DIRECTIONS: Reproduce exactly the opening lines of the listing, stopping after the line that contains "fastsim_100 = [1.8e13, 3.0e13, 4.2e13]" and including it.

(Figure scripts)
- - -
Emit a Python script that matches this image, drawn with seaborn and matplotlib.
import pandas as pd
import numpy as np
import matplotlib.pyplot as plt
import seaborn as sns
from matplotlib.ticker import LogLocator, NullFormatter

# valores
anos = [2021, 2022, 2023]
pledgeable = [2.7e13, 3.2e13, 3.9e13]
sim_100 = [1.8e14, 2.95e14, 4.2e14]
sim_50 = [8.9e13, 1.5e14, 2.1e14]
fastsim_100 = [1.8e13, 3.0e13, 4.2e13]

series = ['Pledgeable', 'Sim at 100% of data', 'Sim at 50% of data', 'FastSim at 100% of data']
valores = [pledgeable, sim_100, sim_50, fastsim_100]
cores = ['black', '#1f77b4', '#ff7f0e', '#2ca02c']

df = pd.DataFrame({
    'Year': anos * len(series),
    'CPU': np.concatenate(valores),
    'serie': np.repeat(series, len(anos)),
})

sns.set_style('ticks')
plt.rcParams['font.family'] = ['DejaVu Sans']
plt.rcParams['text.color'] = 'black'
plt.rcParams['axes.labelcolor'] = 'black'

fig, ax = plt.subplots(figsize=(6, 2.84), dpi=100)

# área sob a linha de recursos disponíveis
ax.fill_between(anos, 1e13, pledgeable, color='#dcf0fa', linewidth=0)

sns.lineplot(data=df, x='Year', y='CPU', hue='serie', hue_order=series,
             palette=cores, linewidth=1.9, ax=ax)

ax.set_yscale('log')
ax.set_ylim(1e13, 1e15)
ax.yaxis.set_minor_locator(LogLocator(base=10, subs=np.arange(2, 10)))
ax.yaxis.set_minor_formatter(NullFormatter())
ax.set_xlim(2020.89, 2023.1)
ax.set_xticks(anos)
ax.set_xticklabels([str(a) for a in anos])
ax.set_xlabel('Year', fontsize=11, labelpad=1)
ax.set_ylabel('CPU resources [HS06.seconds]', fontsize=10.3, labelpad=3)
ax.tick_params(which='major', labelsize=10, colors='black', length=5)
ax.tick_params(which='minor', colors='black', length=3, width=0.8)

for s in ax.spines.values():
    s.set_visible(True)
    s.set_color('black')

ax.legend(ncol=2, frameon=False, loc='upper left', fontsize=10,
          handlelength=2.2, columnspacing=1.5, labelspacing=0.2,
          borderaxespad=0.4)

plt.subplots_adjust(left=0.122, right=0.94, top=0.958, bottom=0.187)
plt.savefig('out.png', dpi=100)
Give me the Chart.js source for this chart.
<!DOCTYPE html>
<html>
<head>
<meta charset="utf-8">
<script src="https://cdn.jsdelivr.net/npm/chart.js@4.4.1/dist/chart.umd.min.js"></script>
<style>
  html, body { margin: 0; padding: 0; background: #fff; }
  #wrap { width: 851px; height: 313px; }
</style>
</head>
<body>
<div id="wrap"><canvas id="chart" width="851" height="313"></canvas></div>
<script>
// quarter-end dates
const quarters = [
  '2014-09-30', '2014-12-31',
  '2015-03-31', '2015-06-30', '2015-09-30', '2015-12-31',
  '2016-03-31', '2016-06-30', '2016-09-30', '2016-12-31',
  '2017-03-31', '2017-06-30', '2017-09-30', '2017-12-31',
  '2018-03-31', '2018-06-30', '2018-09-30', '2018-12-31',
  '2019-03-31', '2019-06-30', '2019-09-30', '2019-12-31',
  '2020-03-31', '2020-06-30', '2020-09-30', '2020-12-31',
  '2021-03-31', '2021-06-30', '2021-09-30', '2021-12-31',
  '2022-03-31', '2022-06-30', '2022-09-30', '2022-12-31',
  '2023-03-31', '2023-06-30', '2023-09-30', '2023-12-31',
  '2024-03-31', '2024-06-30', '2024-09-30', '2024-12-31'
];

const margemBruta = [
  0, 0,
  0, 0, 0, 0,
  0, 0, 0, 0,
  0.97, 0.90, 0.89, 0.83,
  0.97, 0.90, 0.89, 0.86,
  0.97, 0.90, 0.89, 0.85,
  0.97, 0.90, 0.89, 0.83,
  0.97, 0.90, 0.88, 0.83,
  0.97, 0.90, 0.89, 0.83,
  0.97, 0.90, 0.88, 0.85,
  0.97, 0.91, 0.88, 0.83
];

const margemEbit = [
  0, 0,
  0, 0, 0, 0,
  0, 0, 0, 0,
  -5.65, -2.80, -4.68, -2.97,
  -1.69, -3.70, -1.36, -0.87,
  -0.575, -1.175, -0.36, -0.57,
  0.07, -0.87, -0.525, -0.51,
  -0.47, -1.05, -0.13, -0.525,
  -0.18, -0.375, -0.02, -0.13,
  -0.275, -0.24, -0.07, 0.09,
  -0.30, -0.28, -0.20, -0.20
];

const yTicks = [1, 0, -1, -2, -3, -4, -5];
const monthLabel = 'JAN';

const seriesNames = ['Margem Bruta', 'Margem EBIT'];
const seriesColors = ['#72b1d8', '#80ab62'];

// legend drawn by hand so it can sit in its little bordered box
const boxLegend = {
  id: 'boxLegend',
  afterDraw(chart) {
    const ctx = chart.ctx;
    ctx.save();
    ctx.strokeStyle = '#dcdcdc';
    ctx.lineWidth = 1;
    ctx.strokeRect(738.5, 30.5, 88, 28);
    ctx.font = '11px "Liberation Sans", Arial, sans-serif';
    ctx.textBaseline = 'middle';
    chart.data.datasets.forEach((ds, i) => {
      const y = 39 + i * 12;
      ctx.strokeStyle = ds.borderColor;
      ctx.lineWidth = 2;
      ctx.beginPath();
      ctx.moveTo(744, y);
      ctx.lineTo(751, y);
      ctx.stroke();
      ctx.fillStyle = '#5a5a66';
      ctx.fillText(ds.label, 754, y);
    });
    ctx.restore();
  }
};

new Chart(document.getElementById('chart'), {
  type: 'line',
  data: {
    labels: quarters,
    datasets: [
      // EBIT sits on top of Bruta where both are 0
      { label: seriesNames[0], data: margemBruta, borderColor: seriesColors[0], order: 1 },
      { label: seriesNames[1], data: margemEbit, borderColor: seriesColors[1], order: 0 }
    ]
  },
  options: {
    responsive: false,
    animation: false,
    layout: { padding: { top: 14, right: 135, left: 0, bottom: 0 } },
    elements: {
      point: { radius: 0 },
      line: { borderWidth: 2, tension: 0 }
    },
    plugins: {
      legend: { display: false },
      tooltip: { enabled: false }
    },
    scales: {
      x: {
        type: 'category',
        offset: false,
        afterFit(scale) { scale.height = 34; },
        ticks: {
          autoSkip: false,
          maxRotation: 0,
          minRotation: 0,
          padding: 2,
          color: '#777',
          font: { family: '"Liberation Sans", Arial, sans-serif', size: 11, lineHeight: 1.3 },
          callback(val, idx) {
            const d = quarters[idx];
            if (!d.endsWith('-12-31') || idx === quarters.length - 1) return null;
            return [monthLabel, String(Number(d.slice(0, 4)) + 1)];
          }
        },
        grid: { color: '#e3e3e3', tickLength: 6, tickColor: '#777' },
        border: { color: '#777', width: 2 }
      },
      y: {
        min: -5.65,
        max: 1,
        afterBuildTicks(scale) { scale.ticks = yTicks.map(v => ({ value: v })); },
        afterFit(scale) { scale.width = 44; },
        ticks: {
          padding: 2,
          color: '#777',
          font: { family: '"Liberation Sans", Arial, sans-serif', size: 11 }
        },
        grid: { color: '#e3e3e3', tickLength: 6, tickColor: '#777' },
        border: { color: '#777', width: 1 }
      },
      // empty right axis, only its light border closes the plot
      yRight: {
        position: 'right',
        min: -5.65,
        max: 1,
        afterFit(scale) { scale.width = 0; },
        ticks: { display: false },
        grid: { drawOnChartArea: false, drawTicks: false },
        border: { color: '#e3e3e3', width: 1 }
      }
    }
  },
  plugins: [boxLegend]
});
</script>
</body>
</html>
- - -
THE RESULT:
Emit a Python script that matches this image, drawn with seaborn and matplotlib.
import pandas as pd
import numpy as np
import matplotlib.pyplot as plt
import seaborn as sns
from matplotlib.ticker import LogLocator, NullFormatter

# valores
anos = [2021, 2022, 2023]
pledgeable = [2.7e13, 3.2e13, 3.9e13]
sim_100 = [1.8e14, 2.95e14, 4.2e14]
sim_50 = [8.9e13, 1.5e14, 2.1e14]
fastsim_100 = [1.8e13, 3.0e13, 4.2e13]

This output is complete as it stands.